[Do this] Write the data out again exactly, dropping any images it holds.

[Dataset content]

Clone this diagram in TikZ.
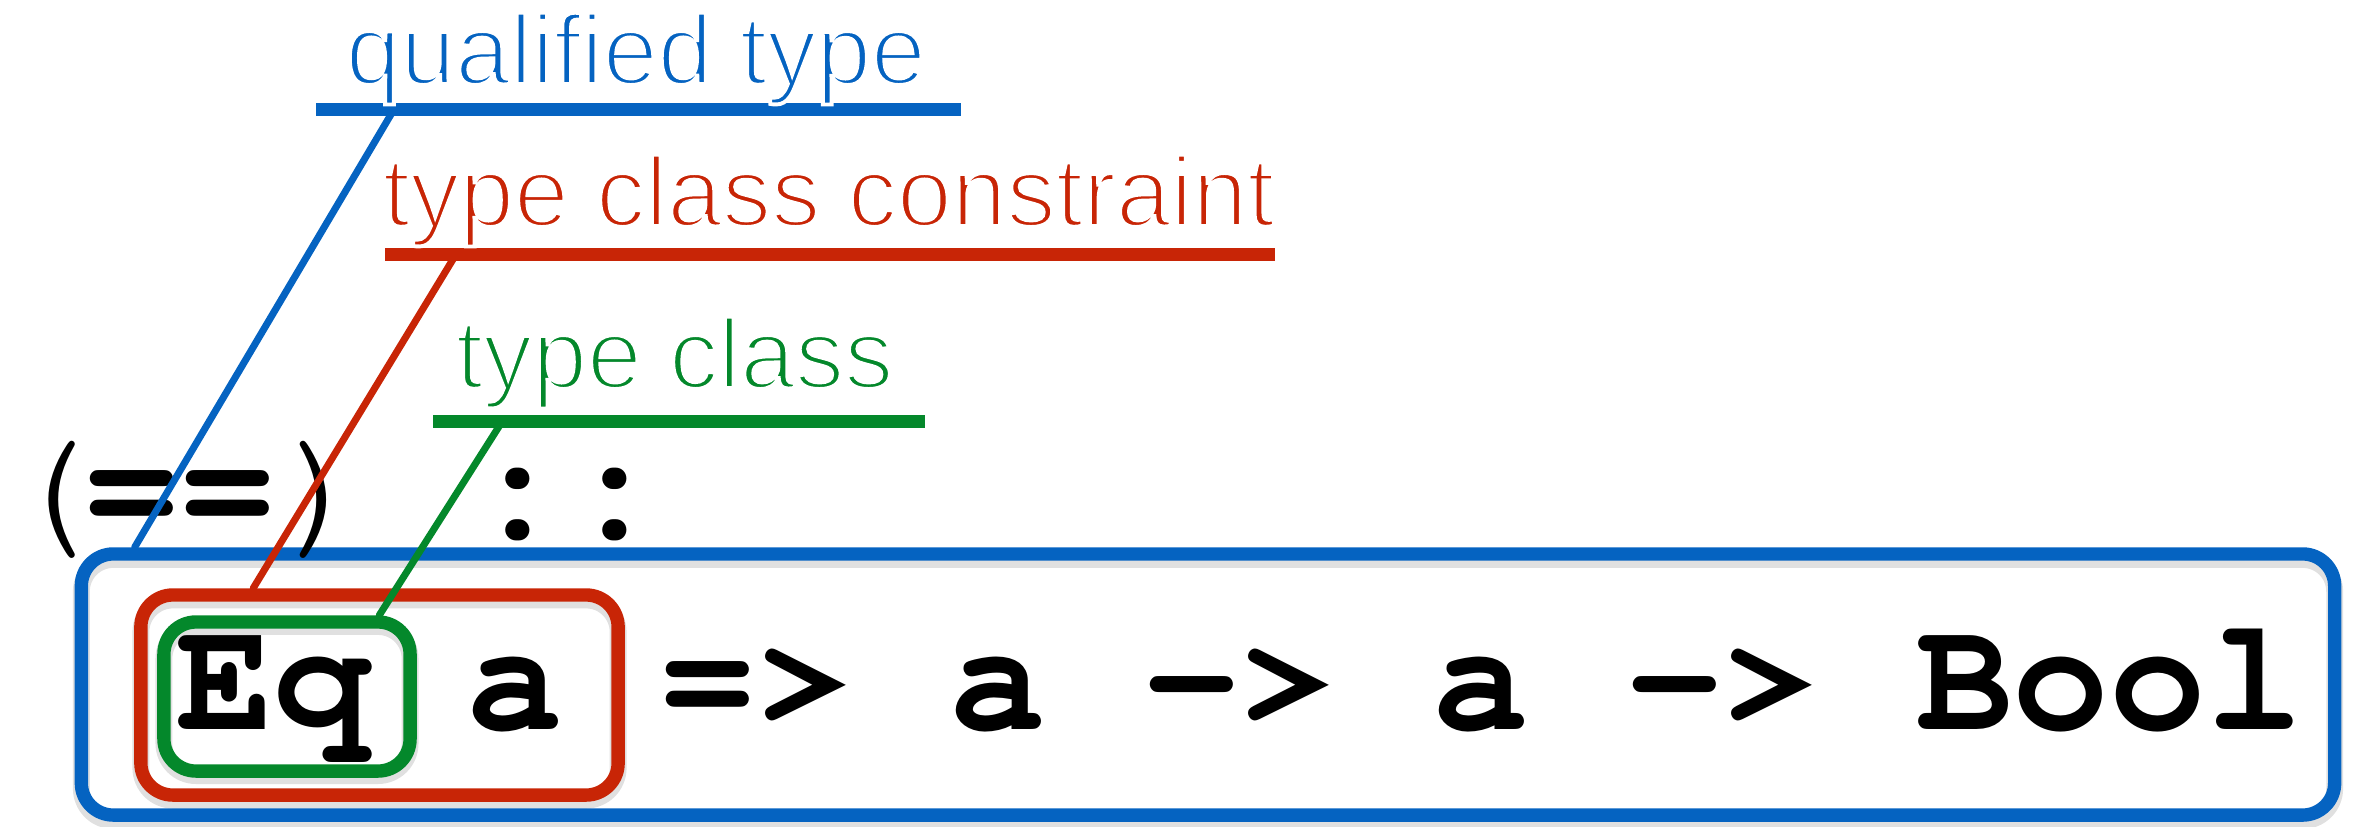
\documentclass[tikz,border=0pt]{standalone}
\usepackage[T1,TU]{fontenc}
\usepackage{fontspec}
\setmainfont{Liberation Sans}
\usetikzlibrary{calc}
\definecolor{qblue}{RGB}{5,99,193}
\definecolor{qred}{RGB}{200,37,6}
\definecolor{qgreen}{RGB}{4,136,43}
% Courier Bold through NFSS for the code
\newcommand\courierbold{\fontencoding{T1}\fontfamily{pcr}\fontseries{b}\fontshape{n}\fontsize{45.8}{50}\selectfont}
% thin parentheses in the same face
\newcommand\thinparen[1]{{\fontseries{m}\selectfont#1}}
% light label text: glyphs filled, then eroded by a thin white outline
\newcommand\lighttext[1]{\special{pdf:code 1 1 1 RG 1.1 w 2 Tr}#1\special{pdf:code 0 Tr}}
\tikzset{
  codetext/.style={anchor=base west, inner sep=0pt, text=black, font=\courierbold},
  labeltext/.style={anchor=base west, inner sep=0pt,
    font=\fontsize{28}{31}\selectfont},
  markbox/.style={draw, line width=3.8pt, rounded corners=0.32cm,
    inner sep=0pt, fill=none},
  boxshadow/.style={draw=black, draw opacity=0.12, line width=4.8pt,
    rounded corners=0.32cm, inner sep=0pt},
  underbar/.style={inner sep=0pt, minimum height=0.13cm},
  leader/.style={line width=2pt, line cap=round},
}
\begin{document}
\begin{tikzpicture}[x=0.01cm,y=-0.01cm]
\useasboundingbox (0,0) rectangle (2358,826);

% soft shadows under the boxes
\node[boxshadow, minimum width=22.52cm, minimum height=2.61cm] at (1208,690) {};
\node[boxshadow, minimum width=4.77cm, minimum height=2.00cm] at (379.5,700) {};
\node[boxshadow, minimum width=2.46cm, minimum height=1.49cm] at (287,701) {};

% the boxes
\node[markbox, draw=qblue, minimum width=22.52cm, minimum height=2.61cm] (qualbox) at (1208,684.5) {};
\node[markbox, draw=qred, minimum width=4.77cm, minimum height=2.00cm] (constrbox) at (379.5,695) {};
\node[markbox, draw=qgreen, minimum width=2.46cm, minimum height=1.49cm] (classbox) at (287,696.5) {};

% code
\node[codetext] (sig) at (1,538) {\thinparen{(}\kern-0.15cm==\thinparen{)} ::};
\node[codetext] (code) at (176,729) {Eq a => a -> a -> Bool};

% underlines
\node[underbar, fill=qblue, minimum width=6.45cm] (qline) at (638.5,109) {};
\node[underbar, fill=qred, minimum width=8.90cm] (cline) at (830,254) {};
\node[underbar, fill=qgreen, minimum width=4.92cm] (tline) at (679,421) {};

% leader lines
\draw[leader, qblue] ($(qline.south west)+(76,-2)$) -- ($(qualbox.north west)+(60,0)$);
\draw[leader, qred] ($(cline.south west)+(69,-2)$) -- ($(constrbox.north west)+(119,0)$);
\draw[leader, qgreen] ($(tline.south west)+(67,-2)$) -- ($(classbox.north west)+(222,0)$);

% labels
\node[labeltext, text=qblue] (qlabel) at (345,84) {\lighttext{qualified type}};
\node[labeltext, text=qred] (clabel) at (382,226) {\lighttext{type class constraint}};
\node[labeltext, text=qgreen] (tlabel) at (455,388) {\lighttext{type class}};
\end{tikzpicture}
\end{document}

[Result for this exercise]
Clone this diagram in TikZ.
\documentclass[tikz,border=0pt]{standalone}
\usepackage[T1,TU]{fontenc}
\usepackage{fontspec}
\setmainfont{Liberation Sans}
\usetikzlibrary{calc}
\definecolor{qblue}{RGB}{5,99,193}
\definecolor{qred}{RGB}{200,37,6}
\definecolor{qgreen}{RGB}{4,136,43}
% Courier Bold through NFSS for the code
\newcommand\courierbold{\fontencoding{T1}\fontfamily{pcr}\fontseries{b}\fontshape{n}\fontsize{45.8}{50}\selectfont}
% thin parentheses in the same face
\newcommand\thinparen[1]{{\fontseries{m}\selectfont#1}}
% light label text: glyphs filled, then eroded by a thin white outline
\newcommand\lighttext[1]{\special{pdf:code 1 1 1 RG 1.1 w 2 Tr}#1\special{pdf:code 0 Tr}}
\tikzset{
  codetext/.style={anchor=base west, inner sep=0pt, text=black, font=\courierbold},
  labeltext/.style={anchor=base west, inner sep=0pt,
    font=\fontsize{28}{31}\selectfont},
  markbox/.style={draw, line width=3.8pt, rounded corners=0.32cm,
    inner sep=0pt, fill=none},
  boxshadow/.style={draw=black, draw opacity=0.12, line width=4.8pt,
    rounded corners=0.32cm, inner sep=0pt},
  underbar/.style={inner sep=0pt, minimum height=0.13cm},
  leader/.style={line width=2pt, line cap=round},
}
\begin{document}
\begin{tikzpicture}[x=0.01cm,y=-0.01cm]
\useasboundingbox (0,0) rectangle (2358,826);

% soft shadows under the boxes
\node[boxshadow, minimum width=22.52cm, minimum height=2.61cm] at (1208,690) {};
\node[boxshadow, minimum width=4.77cm, minimum height=2.00cm] at (379.5,700) {};
\node[boxshadow, minimum width=2.46cm, minimum height=1.49cm] at (287,701) {};

% the boxes
\node[markbox, draw=qblue, minimum width=22.52cm, minimum height=2.61cm] (qualbox) at (1208,684.5) {};
\node[markbox, draw=qred, minimum width=4.77cm, minimum height=2.00cm] (constrbox) at (379.5,695) {};
\node[markbox, draw=qgreen, minimum width=2.46cm, minimum height=1.49cm] (classbox) at (287,696.5) {};

% code
\node[codetext] (sig) at (1,538) {\thinparen{(}\kern-0.15cm==\thinparen{)} ::};
\node[codetext] (code) at (176,729) {Eq a => a -> a -> Bool};

% underlines
\node[underbar, fill=qblue, minimum width=6.45cm] (qline) at (638.5,109) {};
\node[underbar, fill=qred, minimum width=8.90cm] (cline) at (830,254) {};
\node[underbar, fill=qgreen, minimum width=4.92cm] (tline) at (679,421) {};

% leader lines
\draw[leader, qblue] ($(qline.south west)+(76,-2)$) -- ($(qualbox.north west)+(60,0)$);
\draw[leader, qred] ($(cline.south west)+(69,-2)$) -- ($(constrbox.north west)+(119,0)$);
\draw[leader, qgreen] ($(tline.south west)+(67,-2)$) -- ($(classbox.north west)+(222,0)$);

% labels
\node[labeltext, text=qblue] (qlabel) at (345,84) {\lighttext{qualified type}};
\node[labeltext, text=qred] (clabel) at (382,226) {\lighttext{type class constraint}};
\node[labeltext, text=qgreen] (tlabel) at (455,388) {\lighttext{type class}};
\end{tikzpicture}
\end{document}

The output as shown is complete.